Monks got the water cup and sat on the bed, coaxing Mandrake to drink. Marguerite hesitated a little longer, then walked in and set the tray on the table.
“If you want to crash, I can take over that,” she said.
“I’m all right for now.”
She went to the doorway, but lingered, one hand resting against the jamb.
“I couldn’t believe what you did back there,” she said. “Tasting pee.”
“Practicing medicine’s not always pretty.”
“It freaked Freeboot out totally,” she said. “It was like you read his mind. He’s terrified of diabetes. He had an uncle who went blind. The doctors didn’t help him any.”
Monks registered the information. That probably figured into why Freeboot had reacted so strongly.
“Sometimes there’s nothing that can be done,” Monks said.
It took him another minute to get an adequate amount of water into the little boy. Marguerite was quiet, and he thought she had gone, but when he stood up, she was outside the doorway, watching. She beckoned to him with a timid wave.
“Could that happen to Mandrake?” she asked quietly. “Going blind?”
“I wouldn’t worry about it,” Monks said. “Unless he gets to a hospital, he’s not going to live anywhere near that long.”
Twenty minutes later, the blanket was pulled roughly aside again.
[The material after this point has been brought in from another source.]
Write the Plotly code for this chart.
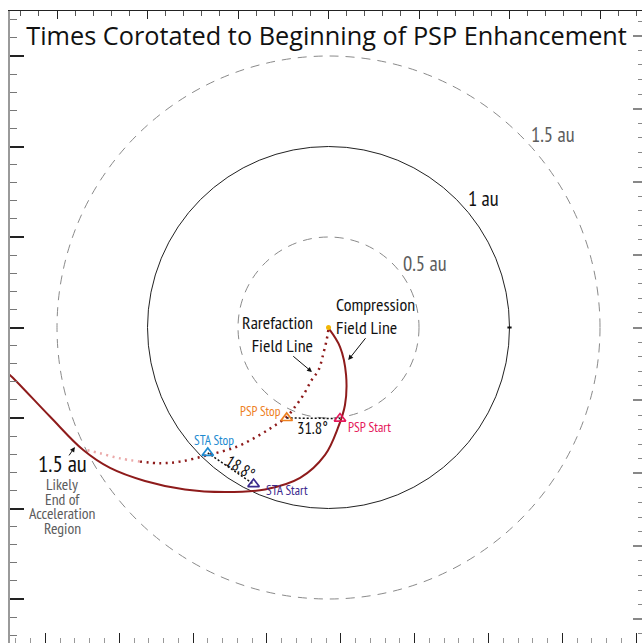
import plotly.graph_objects as go

# ---------------- data (au, Sun at origin) ----------------
orbit_radii = [0.5, 1.0, 1.5]
orbit_labels = ["0.5 au", "1 au", "1.5 au"]

comp_x = [0.003, 0.064, 0.097, 0.091, 0.052, -0.019, -0.157, -0.351, -0.572, -0.793,
          -1.014, -1.207, -1.355, -1.539, -1.750, -1.793]
comp_y = [-0.008, -0.108, -0.262, -0.428, -0.555, -0.704, -0.831, -0.895, -0.909, -0.895,
          -0.848, -0.776, -0.677, -0.492, -0.272, -0.234]

rare_x = [-0.001, -0.007, -0.014, -0.025, -0.055, -0.093, -0.139, -0.185, -0.231, -0.307, -0.397,
          -0.507, -0.664, -0.820, -0.931, -1.041]
rare_y = [-0.014, -0.051, -0.086, -0.130, -0.235, -0.290, -0.373, -0.438, -0.494, -0.548, -0.603,
          -0.659, -0.704, -0.741, -0.750, -0.741]
rare_fade_x = [-1.041, -1.152, -1.262, -1.336]
rare_fade_y = [-0.741, -0.723, -0.695, -0.677]

event_names = ["PSP Start", "PSP Stop", "STA Stop", "STA Start"]
event_x = [0.0635, -0.231, -0.667, -0.414]
event_y = [-0.503, -0.500, -0.693, -0.865]
event_colors = ["#E5175A", "#EE7F1E", "#1C8AD0", "#3B2A8E"]

sep_angles = ["31.8°", "18.8°"]

TITLE = "Times Corotated to Beginning of PSP Enhancement"

# ---------------- figure ----------------
XR = [-1.7597, 1.7320]
YR = [-1.7431, 1.7486]
RED = "#8E1B1B"
COND = "PT Sans Narrow"

fig = go.Figure()

for r in orbit_radii:
    solid = (r == 1.0)
    fig.add_shape(type="circle", xref="x", yref="y", x0=-r, x1=r, y0=-r, y1=r, layer="below",
                  line=dict(color="#222222" if solid else "#8a8a8a", width=1,
                            dash="solid" if solid else "9px,7px"))

# field lines
fig.add_trace(go.Scatter(x=rare_fade_x, y=rare_fade_y, mode="lines", line_shape="spline",
                         line=dict(color="#EBA9A9", width=2.5, dash="2px,4.5px"), hoverinfo="skip"))
fig.add_trace(go.Scatter(x=rare_x, y=rare_y, mode="lines", line_shape="spline",
                         line=dict(color=RED, width=2.5, dash="2px,4.5px"), hoverinfo="skip"))
fig.add_trace(go.Scatter(x=comp_x, y=comp_y, mode="lines", line_shape="spline",
                         line=dict(color=RED, width=2), hoverinfo="skip"))

# separation connectors
fig.add_trace(go.Scatter(x=[event_x[1], event_x[0]], y=[event_y[1], event_y[0]], mode="lines",
                         line=dict(color="#111111", width=1.5, dash="2px,2px"), hoverinfo="skip"))
fig.add_trace(go.Scatter(x=[event_x[2], event_x[3]], y=[event_y[2], event_y[3]], mode="lines",
                         line=dict(color="#111111", width=1.5, dash="2px,2px"), hoverinfo="skip"))

# Sun and 1 au mark
fig.add_trace(go.Scatter(x=[0], y=[0], mode="markers", marker=dict(color="#F2B705", size=5), hoverinfo="skip"))
fig.add_trace(go.Scatter(x=[orbit_radii[1]], y=[0], mode="markers",
                         marker=dict(color="#111111", size=3, symbol="line-ew-open", line=dict(width=2)),
                         hoverinfo="skip"))

# event triangles
fig.add_trace(go.Scatter(x=event_x, y=event_y, mode="markers", hoverinfo="skip",
                         marker=dict(symbol="triangle-up-open", size=10,
                                     color=event_colors, line=dict(color=event_colors, width=1.7))))

# dummy for secondary axes
fig.add_trace(go.Scatter(x=[0], y=[0], xaxis="x2", yaxis="y2", mode="markers",
                         marker=dict(opacity=0), hoverinfo="skip"))

ann = []
def A(x, y, text, size, color="#111111", family=COND, **kw):
    d = dict(x=x, y=y, xref="x", yref="y", text=text, showarrow=False,
             font=dict(size=size, color=color, family=family))
    d.update(kw)
    ann.append(d)

A(-0.011, 1.610, TITLE, 25.3, color="#111111", family="Source Sans 3")

# orbit labels
A(0.533, 0.351, orbit_labels[0], 20.5, color="#5c5c5c")
A(0.854, 0.715, orbit_labels[1], 20.5, color="#111111")
A(1.240, 1.069, orbit_labels[2], 20.5, color="#5c5c5c")

# field line labels
A(-0.0746, -0.036, "Rarefaction<br>Field Line", 18, xanchor="right", align="right")
A(0.030, 0.066, "Compression<br>Field Line", 18, xanchor="left", align="left")

for hx, hy, tx, ty in [(-0.091, -0.246, -0.203, -0.152), (0.109, -0.180, 0.211, -0.051),
                       (-1.401, -0.660, -1.439, -0.715)]:
    ann.append(dict(x=hx, y=hy, ax=tx, ay=ty, xref="x", yref="y", axref="x", ayref="y", text="",
                    showarrow=True, arrowhead=2, arrowsize=1, arrowwidth=1, arrowcolor="#111111"))

# 1.5 au acceleration region label
A(-1.467, -0.754, orbit_labels[2], 23, color="#111111")
for i, line in enumerate(["Likely", "End of", "Acceleration", "Region"]):
    A(-1.472, -0.864 - i * 0.0815, line, 15.7, color="#5c5c5c")

# event labels
A(0.224, -0.550, event_names[0], 13.5, color=event_colors[0])
A(-0.378, -0.464, event_names[1], 13.2, color=event_colors[1])
A(-0.633, -0.622, event_names[2], 13.2, color=event_colors[2])
A(-0.229, -0.903, event_names[3], 13.2, color=event_colors[3])

# angle labels
A(-0.091, -0.555, sep_angles[0], 16.5)
A(-0.489, -0.771, sep_angles[1], 16.5, textangle=32)

fig.update_layout(
    width=642, height=643, margin=dict(l=10, r=0, t=11, b=0, autoexpand=False),
    plot_bgcolor="white", paper_bgcolor="white", showlegend=False, annotations=ann,
    xaxis=dict(range=XR, showgrid=False, zeroline=False, showticklabels=False, showline=False,
               ticks="inside", tick0=0.068, dtick=0.408, ticklen=10, tickwidth=1, tickcolor="#222222",
               minor=dict(ticks="inside", tick0=0.068, dtick=0.0816, ticklen=5, tickwidth=1, tickcolor="#999999")),
    xaxis2=dict(range=XR, overlaying="x", side="top", anchor="y", showgrid=False, zeroline=False,
                showticklabels=False, showline=True, linecolor="#222222", linewidth=1,
                ticks="inside", tick0=0, dtick=0.5, ticklen=8, tickwidth=1, tickcolor="#222222",
                minor=dict(ticks="inside", tick0=0, dtick=0.1, ticklen=5, tickwidth=1, tickcolor="#555555")),
    yaxis=dict(range=YR, showgrid=False, zeroline=False, showticklabels=False, showline=True,
               linecolor="#9a9a9a", linewidth=2,
               ticks="inside", tick0=0, dtick=0.5, ticklen=14, tickwidth=1.5, tickcolor="#222222",
               minor=dict(ticks="inside", tick0=0, dtick=0.1, ticklen=7, tickwidth=1, tickcolor="#777777")),
    yaxis2=dict(range=YR, overlaying="y", side="right", anchor="x", showgrid=False, zeroline=False,
                showticklabels=False, showline=False,
                ticks="inside", tick0=0, dtick=0.403, ticklen=9, tickwidth=1.5, tickcolor="#888888",
                minor=dict(ticks="inside", tick0=0, dtick=0.0806, ticklen=4, tickwidth=1, tickcolor="#888888")),
)

fig.write_html("out.html", config={"displayModeBar": False},
               post_script="document.body.style.margin='0';document.body.style.overflow='hidden';")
Monks was surprised-he hadn’t heard footsteps approach this time. Freeboot strode into the room with a small duffel bag full of stuff, which he dumped on the table. He was still barefoot.
“Here’s your insulin,” he said triumphantly.
Monks was surprised by this, too. After the couple of hours of driving on back roads, he had assumed that the nearest town big enough for an all-night pharmacy would be a long round trip.
He got up from his chair to look. There were two bottles of insulin, both manufactured by Eli Lilly. One was Humulin RU-100-regular insulin, 100-units-per-milliliter strength. The other was longer-acting Humulin NPH. There were also a handheld glucose meter and strips for measuring blood sugar, disposable lancets for drawing the blood drops-and packets of Monoject 1-cc syringes, available only by prescription.